The data below should be restated word for word, with every picture omitted.

== == ==

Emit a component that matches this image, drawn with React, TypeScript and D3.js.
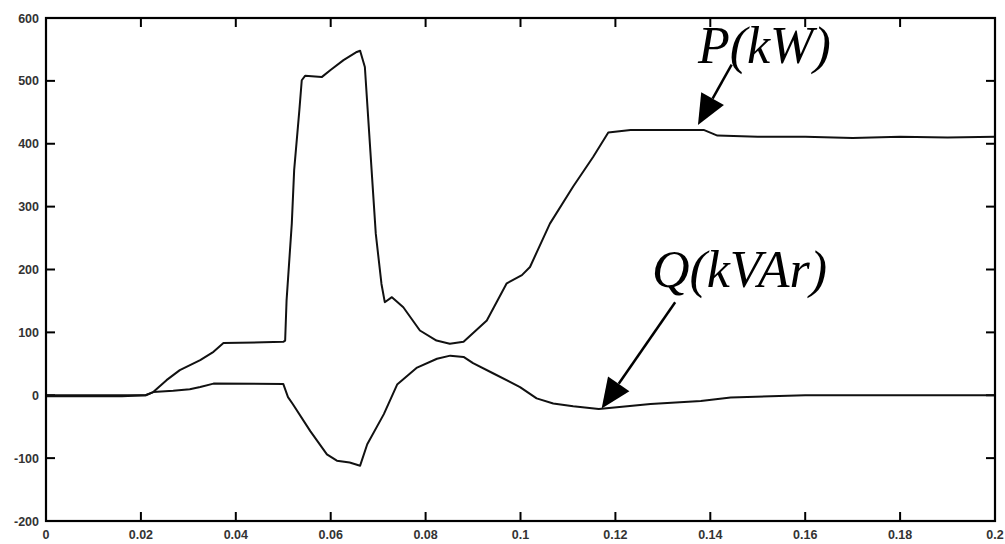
import React from "react";
import * as d3 from "d3";

const width = 1005;
const height = 544;
const margin = { top: 18, right: 10, bottom: 23, left: 46 };

// P(kW) trace
const pTime = [
  0, 0.016, 0.021, 0.0226, 0.0254, 0.0282, 0.0325, 0.0353, 0.0374, 0.05,
  0.0504, 0.0507, 0.0518, 0.0523, 0.0534, 0.0539, 0.0546, 0.0581, 0.0599,
  0.0627, 0.0655, 0.0662, 0.0672, 0.0683, 0.0695, 0.0707, 0.0714, 0.0729,
  0.0753, 0.0788, 0.0823, 0.0851, 0.088, 0.0929, 0.0971, 0.1003, 0.102,
  0.1062, 0.1111, 0.1153, 0.1185, 0.1232, 0.1386, 0.1415, 0.15, 0.16, 0.17,
  0.18, 0.19, 0.2
];
const pValues = [
  0, 0, 0, 5, 24, 40, 56, 69, 83, 85,
  87, 151, 273, 358, 454, 501, 508, 506, 517,
  533, 546, 548, 522, 395, 257, 177, 148, 156,
  140, 103, 87, 82, 85, 119, 178, 191, 204,
  273, 332, 379, 418, 422, 422, 413, 411, 411, 409,
  411, 410, 411
];

// Q(kVAr) trace
const qTime = [
  0, 0.016, 0.021, 0.0226, 0.0268, 0.0303, 0.0325, 0.0353, 0.05, 0.051,
  0.052, 0.0557, 0.0592, 0.0613, 0.064, 0.0662, 0.0677, 0.0712, 0.074,
  0.0782, 0.0824, 0.0852, 0.088, 0.09, 0.0942, 0.0999, 0.1034, 0.1069,
  0.1111, 0.1165, 0.1274, 0.138, 0.1443, 0.16, 0.2
];
const qValues = [
  -1.5, -1.5, 0, 5, 7, 9.5, 13, 18.5, 18, -3,
  -14, -57, -94, -104, -107, -112, -78, -30, 17,
  44, 58, 63, 61, 51, 35, 13, -5, -13,
  -17.5, -22, -14, -9, -3.5, 0, 0
];

const xTicks = [0, 0.02, 0.04, 0.06, 0.08, 0.1, 0.12, 0.14, 0.16, 0.18, 0.2];
const yTicks = [-200, -100, 0, 100, 200, 300, 400, 500, 600];

// annotations in data units: text position, arrow start and tip
const labels = [
  { text: "P(kW)", x: 0.1374, y: 528, from: [0.1445, 526], to: [0.1374, 430] },
  { text: "Q(kVAr)", x: 0.1277, y: 172, from: [0.1326, 148], to: [0.1171, -21] }
];

const x = d3.scaleLinear().domain([0, 0.2]).range([margin.left, width - margin.right]);
const y = d3.scaleLinear().domain([-200, 600]).range([height - margin.bottom, margin.top]);

function tracePath(ts: number[], vs: number[]) {
  return d3
    .line<number>()
    .x(i => x(ts[i]))
    .y(i => y(vs[i]))
    .curve(d3.curveLinear)(d3.range(ts.length));
}

function Arrow({ from, to }: { from: number[]; to: number[] }) {
  const x1 = x(from[0]);
  const y1 = y(from[1]);
  const x2 = x(to[0]);
  const y2 = y(to[1]);
  const ang = Math.atan2(y2 - y1, x2 - x1);
  const len = 30;
  const half = 13;
  const bx = x2 - len * Math.cos(ang);
  const by = y2 - len * Math.sin(ang);
  const px = -Math.sin(ang) * half;
  const py = Math.cos(ang) * half;
  return (
    <g>
      <line x1={x1} y1={y1} x2={bx} y2={by} stroke="#000" strokeWidth={2.5} />
      <polygon
        points={`${x2},${y2} ${bx + px},${by + py} ${bx - px},${by - py}`}
        fill="#000"
      />
    </g>
  );
}

export default function App() {
  const x0 = margin.left;
  const x1 = width - margin.right;
  const y0 = margin.top;
  const y1 = height - margin.bottom;
  const tick = 9;
  const fmtX = (d: number) => (d === 0 ? "0" : String(+d.toFixed(2)));
  return (
    <svg
      width={width}
      height={height}
      style={{ position: "absolute", left: 0, top: 0, background: "#fff" }}
    >
      <rect x={0} y={0} width={width} height={height} fill="#fff" />
      <g stroke="#000" strokeWidth={2}>
        {xTicks.slice(1, -1).map(t => (
          <g key={"xt" + t}>
            <line x1={x(t)} x2={x(t)} y1={y1} y2={y1 - tick} />
            <line x1={x(t)} x2={x(t)} y1={y0} y2={y0 + tick} />
          </g>
        ))}
        {yTicks.slice(1, -1).map(t => (
          <g key={"yt" + t}>
            <line x1={x0} x2={x0 + tick} y1={y(t)} y2={y(t)} />
            <line x1={x1} x2={x1 - tick} y1={y(t)} y2={y(t)} />
          </g>
        ))}
      </g>
      <g fill="none" stroke="#111" strokeWidth={2} strokeLinejoin="round">
        <path d={tracePath(pTime, pValues) || ""} />
        <path d={tracePath(qTime, qValues) || ""} />
      </g>
      <rect
        x={x0}
        y={y0}
        width={x1 - x0}
        height={y1 - y0}
        fill="none"
        stroke="#000"
        strokeWidth={2.2}
      />
      <g
        fontFamily="Arial, 'Liberation Sans', sans-serif"
        fontSize={12.5}
        fontWeight="bold"
        fill="#333"
      >
        {xTicks.map(t => (
          <text key={"xl" + t} x={x(t)} y={y1 + 18} textAnchor="middle">
            {fmtX(t)}
          </text>
        ))}
        {yTicks.map(t => (
          <text key={"yl" + t} x={x0 - 7} y={y(t) + 4.5} textAnchor="end">
            {t}
          </text>
        ))}
      </g>
      {labels.map(l => (
        <g key={l.text}>
          <text
            x={x(l.x)}
            y={y(l.y)}
            fontFamily="'Liberation Serif', 'Times New Roman', serif"
            fontStyle="italic"
            fontSize={52}
            fill="#000"
          >
            {l.text}
          </text>
          <Arrow from={l.from} to={l.to} />
        </g>
      ))}
    </svg>
  );
}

== == ==

* EXERCISE OUTPUT
Emit a component that matches this image, drawn with React, TypeScript and D3.js.
import React from "react";
import * as d3 from "d3";

const width = 1005;
const height = 544;
const margin = { top: 18, right: 10, bottom: 23, left: 46 };

// P(kW) trace
const pTime = [
  0, 0.016, 0.021, 0.0226, 0.0254, 0.0282, 0.0325, 0.0353, 0.0374, 0.05,
  0.0504, 0.0507, 0.0518, 0.0523, 0.0534, 0.0539, 0.0546, 0.0581, 0.0599,
  0.0627, 0.0655, 0.0662, 0.0672, 0.0683, 0.0695, 0.0707, 0.0714, 0.0729,
  0.0753, 0.0788, 0.0823, 0.0851, 0.088, 0.0929, 0.0971, 0.1003, 0.102,
  0.1062, 0.1111, 0.1153, 0.1185, 0.1232, 0.1386, 0.1415, 0.15, 0.16, 0.17,
  0.18, 0.19, 0.2
];
const pValues = [
  0, 0, 0, 5, 24, 40, 56, 69, 83, 85,
  87, 151, 273, 358, 454, 501, 508, 506, 517,
  533, 546, 548, 522, 395, 257, 177, 148, 156,
  140, 103, 87, 82, 85, 119, 178, 191, 204,
  273, 332, 379, 418, 422, 422, 413, 411, 411, 409,
  411, 410, 411
];

// Q(kVAr) trace
const qTime = [
  0, 0.016, 0.021, 0.0226, 0.0268, 0.0303, 0.0325, 0.0353, 0.05, 0.051,
  0.052, 0.0557, 0.0592, 0.0613, 0.064, 0.0662, 0.0677, 0.0712, 0.074,
  0.0782, 0.0824, 0.0852, 0.088, 0.09, 0.0942, 0.0999, 0.1034, 0.1069,
  0.1111, 0.1165, 0.1274, 0.138, 0.1443, 0.16, 0.2
];
const qValues = [
  -1.5, -1.5, 0, 5, 7, 9.5, 13, 18.5, 18, -3,
  -14, -57, -94, -104, -107, -112, -78, -30, 17,
  44, 58, 63, 61, 51, 35, 13, -5, -13,
  -17.5, -22, -14, -9, -3.5, 0, 0
];

const xTicks = [0, 0.02, 0.04, 0.06, 0.08, 0.1, 0.12, 0.14, 0.16, 0.18, 0.2];
const yTicks = [-200, -100, 0, 100, 200, 300, 400, 500, 600];

// annotations in data units: text position, arrow start and tip
const labels = [
  { text: "P(kW)", x: 0.1374, y: 528, from: [0.1445, 526], to: [0.1374, 430] },
  { text: "Q(kVAr)", x: 0.1277, y: 172, from: [0.1326, 148], to: [0.1171, -21] }
];

const x = d3.scaleLinear().domain([0, 0.2]).range([margin.left, width - margin.right]);
const y = d3.scaleLinear().domain([-200, 600]).range([height - margin.bottom, margin.top]);

function tracePath(ts: number[], vs: number[]) {
  return d3
    .line<number>()
    .x(i => x(ts[i]))
    .y(i => y(vs[i]))
    .curve(d3.curveLinear)(d3.range(ts.length));
}

function Arrow({ from, to }: { from: number[]; to: number[] }) {
  const x1 = x(from[0]);
  const y1 = y(from[1]);
  const x2 = x(to[0]);
  const y2 = y(to[1]);
  const ang = Math.atan2(y2 - y1, x2 - x1);
  const len = 30;
  const half = 13;
  const bx = x2 - len * Math.cos(ang);
  const by = y2 - len * Math.sin(ang);
  const px = -Math.sin(ang) * half;
  const py = Math.cos(ang) * half;
  return (
    <g>
      <line x1={x1} y1={y1} x2={bx} y2={by} stroke="#000" strokeWidth={2.5} />
      <polygon
        points={`${x2},${y2} ${bx + px},${by + py} ${bx - px},${by - py}`}
        fill="#000"
      />
    </g>
  );
}

export default function App() {
  const x0 = margin.left;
  const x1 = width - margin.right;
  const y0 = margin.top;
  const y1 = height - margin.bottom;
  const tick = 9;
  const fmtX = (d: number) => (d === 0 ? "0" : String(+d.toFixed(2)));
  return (
    <svg
      width={width}
      height={height}
      style={{ position: "absolute", left: 0, top: 0, background: "#fff" }}
    >
      <rect x={0} y={0} width={width} height={height} fill="#fff" />
      <g stroke="#000" strokeWidth={2}>
        {xTicks.slice(1, -1).map(t => (
          <g key={"xt" + t}>
            <line x1={x(t)} x2={x(t)} y1={y1} y2={y1 - tick} />
            <line x1={x(t)} x2={x(t)} y1={y0} y2={y0 + tick} />
          </g>
        ))}
        {yTicks.slice(1, -1).map(t => (
          <g key={"yt" + t}>
            <line x1={x0} x2={x0 + tick} y1={y(t)} y2={y(t)} />
            <line x1={x1} x2={x1 - tick} y1={y(t)} y2={y(t)} />
          </g>
        ))}
      </g>
      <g fill="none" stroke="#111" strokeWidth={2} strokeLinejoin="round">
        <path d={tracePath(pTime, pValues) || ""} />
        <path d={tracePath(qTime, qValues) || ""} />
      </g>
      <rect
        x={x0}
        y={y0}
        width={x1 - x0}
        height={y1 - y0}
        fill="none"
        stroke="#000"
        strokeWidth={2.2}
      />
      <g
        fontFamily="Arial, 'Liberation Sans', sans-serif"
        fontSize={12.5}
        fontWeight="bold"
        fill="#333"
      >
        {xTicks.map(t => (
          <text key={"xl" + t} x={x(t)} y={y1 + 18} textAnchor="middle">
            {fmtX(t)}
          </text>
        ))}
        {yTicks.map(t => (
          <text key={"yl" + t} x={x0 - 7} y={y(t) + 4.5} textAnchor="end">
            {t}
          </text>
        ))}
      </g>
      {labels.map(l => (
        <g key={l.text}>
          <text
            x={x(l.x)}
            y={y(l.y)}
            fontFamily="'Liberation Serif', 'Times New Roman', serif"
            fontStyle="italic"
            fontSize={52}
            fill="#000"
          >
            {l.text}
          </text>
          <Arrow from={l.from} to={l.to} />
        </g>
      ))}
    </svg>
  );
}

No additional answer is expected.